Deciding to adopt our daughter with albinism was a little more difficult. We prayed about it for a good month or so before we both felt on the same page about it, and in hindsight, I think it was part of the “trial of our faith” process that we would face once we met her on a visit to Haiti. As incomprehensible as it seems to me now, I was so afraid of the delays and problems that I saw with her that I began to wonder whether her adoption was really the right thing for us after all. But even my lack of faith didn’t stop our Heavenly Father from letting us know that this sweet little person was to be our daughter. The blessing that came through my husband that day removed the doubts and fears I felt and helped me get a tiny glimpse of eternity. She was our daughter, too, and God helped me to know it.
Adoption stories everywhere are filled with similar sentiments. People often comment that they felt “led” or even “called” to adoption, and that God ensured that they found the children he intended them to have. The Chinese “red thread” legend that the gods tie an invisible red string around the ankles of future spouses to ensure their connection has been adapted by adoptive parents to support the idea that adoptive families are created through divine intervention.

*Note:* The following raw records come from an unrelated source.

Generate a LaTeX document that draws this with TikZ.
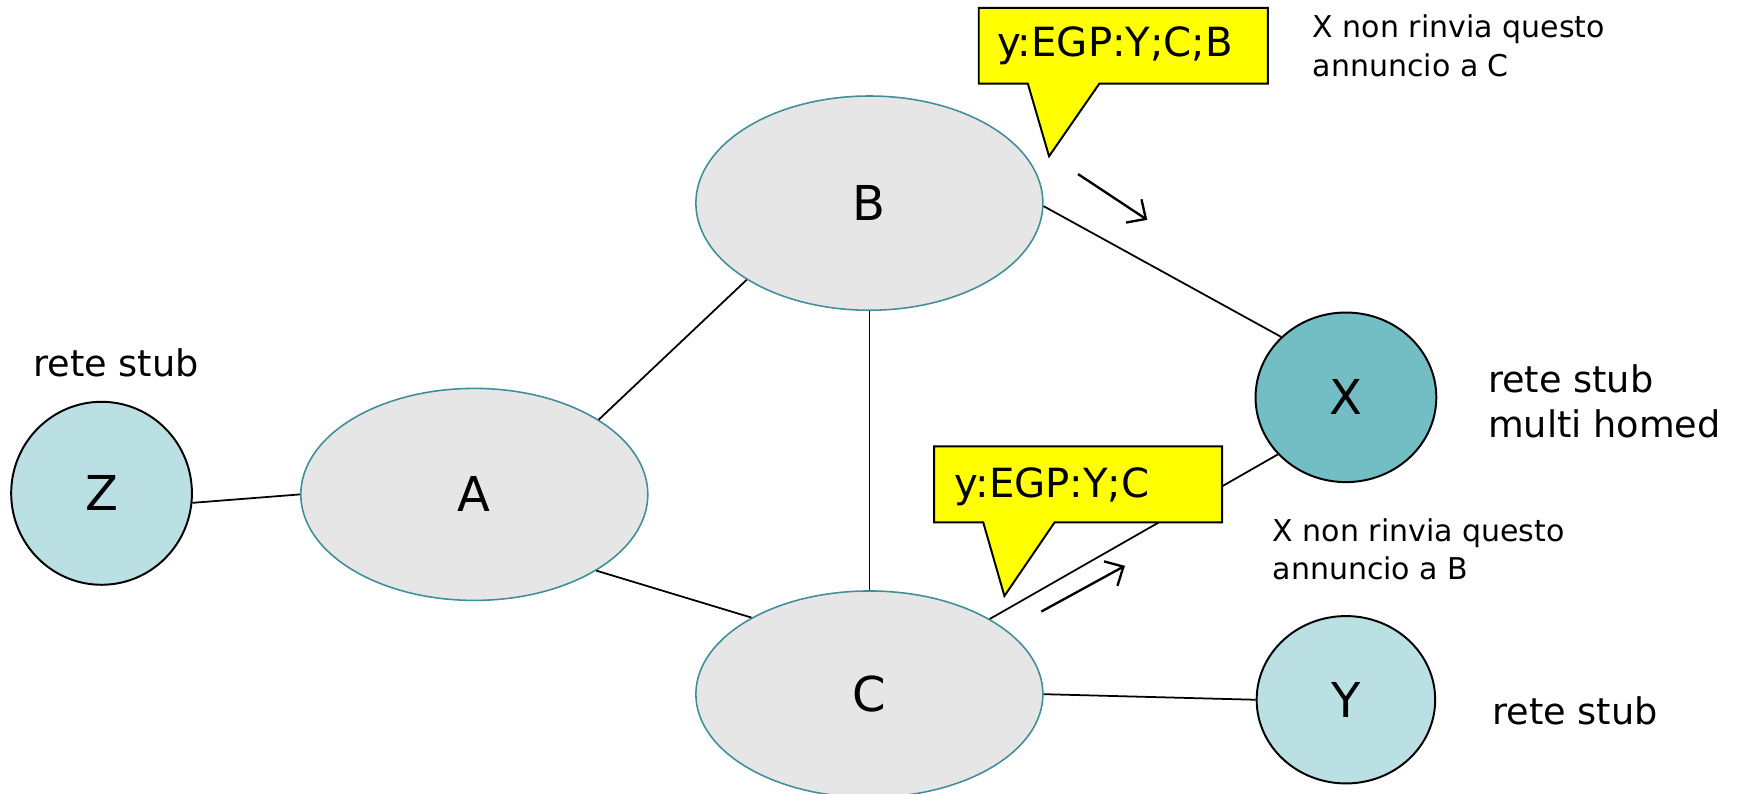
\documentclass[tikz,border=0pt]{standalone}
\usepackage{fontspec}
\setmainfont{DejaVu Sans}
\usetikzlibrary{shapes.geometric,arrows.meta}
\definecolor{cloudgray}{HTML}{E6E6E6}
\definecolor{cloudedge}{HTML}{3F8F99}
\definecolor{stubfill}{HTML}{BAE0E3}
\definecolor{homedfill}{HTML}{72BEC4}
\definecolor{calloutyellow}{HTML}{FFFF00}
\tikzset{
  asnode/.style={ellipse, fill=cloudgray, draw=cloudedge, line width=0.8pt, inner sep=0pt,
    font=\fontsize{24.5}{28}\selectfont},
  stubnode/.style={ellipse, fill=stubfill, draw=black, line width=1pt, inner sep=0pt,
    font=\fontsize{24.5}{28}\selectfont},
  homednode/.style={stubnode, fill=homedfill},
  link/.style={draw=black, line width=0.9pt},
  callout/.style={fill=calloutyellow, draw=black, line width=1pt, line join=miter},
  callouttext/.style={font=\fontsize{20.5}{24}\selectfont, inner sep=0pt, anchor=west},
  biglabel/.style={font=\fontsize{18.7}{23}\selectfont, align=left, inner sep=0pt, anchor=west},
  notelabel/.style={font=\fontsize{15.3}{19.6}\selectfont, align=left, inner sep=0pt, anchor=north west},
  motion/.style={draw=black, line width=1.2pt, -{Straight Barb[length=2.6mm,width=5mm,line width=1.2pt]}}
}
\begin{document}
\begin{tikzpicture}[x=0.02cm, y=-0.02cm]
\useasboundingbox (0,0) rectangle (1560,710.56);
% nodes
\node[asnode, minimum width=6.22cm, minimum height=3.84cm] (B) at (779,182) {B};
\node[asnode, minimum width=6.22cm, minimum height=3.80cm] (A) at (425,443) {A};
\node[asnode, minimum width=6.22cm, minimum height=3.70cm] (C) at (779,622) {C};
\node[stubnode, minimum width=3.24cm, minimum height=3.28cm] (Z) at (91,442) {Z};
\node[homednode, minimum width=3.24cm, minimum height=3.04cm] (X) at (1206,356) {X};
\node[stubnode, minimum width=3.20cm, minimum height=3.00cm] (Y) at (1206,627) {Y};
% links
\draw[link] (Z.354) -- (A.180);
\draw[link] (A.31) -- (B.212);
\draw[link] (A.328.5) -- (C.147.4);
\draw[link] (B.270) -- (C.90);
\draw[link] (B.359) -- (X.137.4);
\draw[link] (C.32.4) -- (X.220.4);
\draw[link] (C.0.7) -- (Y.180.7);
% labels
\node[biglabel, anchor=center] (lz) at (104,325) {rete stub};
\node[biglabel] (lx) at (1333,360) {rete stub\\multi homed};
\node[biglabel] (ly) at (1337,637) {rete stub};
\node[notelabel] (n1) at (1176,13) {X non rinvia questo\\annuncio a C};
\node[notelabel] (n2) at (1140,464) {X non rinvia questo\\annuncio a B};
% callouts
\path[callout] (877,7) -- (1136,7) -- (1136,75) -- (985,75) -- (940,140) -- (921,75) -- (877,75) -- cycle;
\node[callouttext] (c1) at (893,41) {y:EGP:Y;C;B};
\path[callout] (837,400) -- (1095,400) -- (1095,468) -- (945,468) -- (900,534) -- (881,468) -- (837,468) -- cycle;
\node[callouttext] (c2) at (855,436) {y:EGP:Y;C};
% arrows
\coordinate (m1s) at (966,156); \coordinate (m1e) at (1028,197);
\draw[motion] (m1s) -- (m1e);
\coordinate (m2s) at (933,548); \coordinate (m2e) at (1008,507);
\draw[motion] (m2s) -- (m2e);
\end{tikzpicture}
\end{document}
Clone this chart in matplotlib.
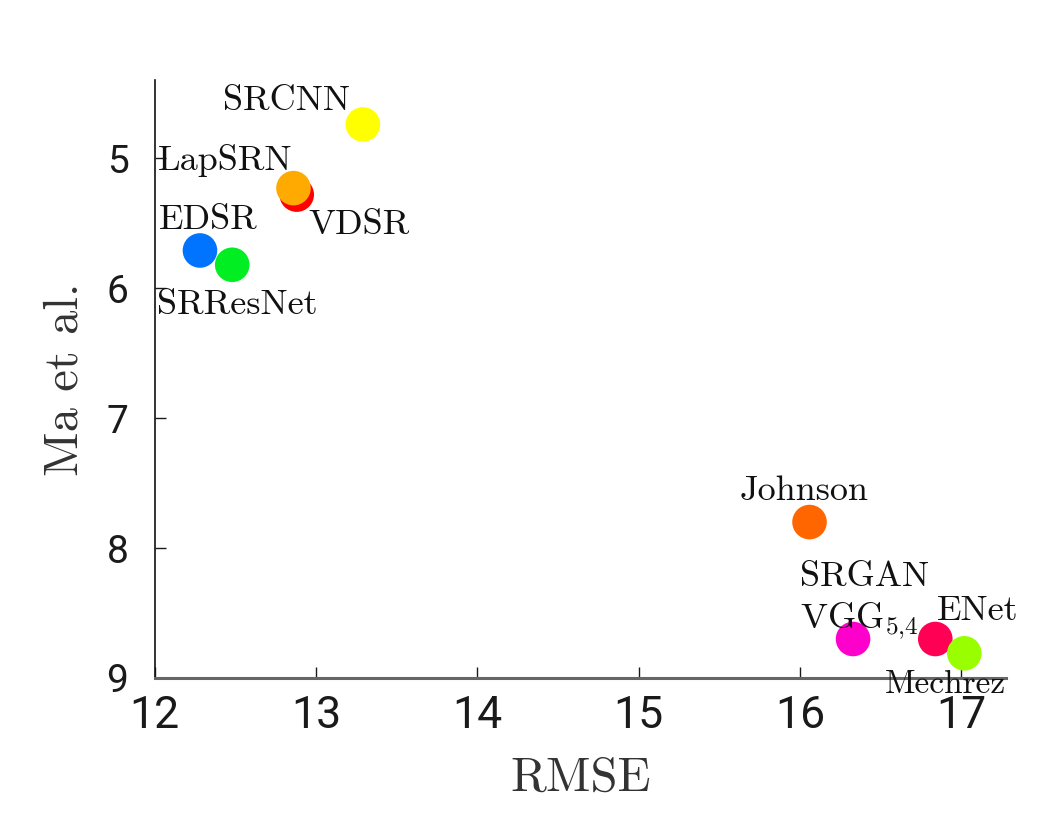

It seems that most adoptive parents – at least those with a belief in a power greater than themselves – believe or want to believe that God has a hand in the formation of their family.
I’ve already said that I believe this is the case for our family, but what, exactly, does it mean to say that He had a hand in our adoptions? I hear many adoptive families say that that the children they’ve adopted were meant to be with their families
from the very beginning. But where does that leave the birthparents? Because I believe in agency, I cannot view birthparents as mere vessels that God uses for the purposes of getting children to adoptive families. That would completely negate the ability to choose that is given to all of God’s children.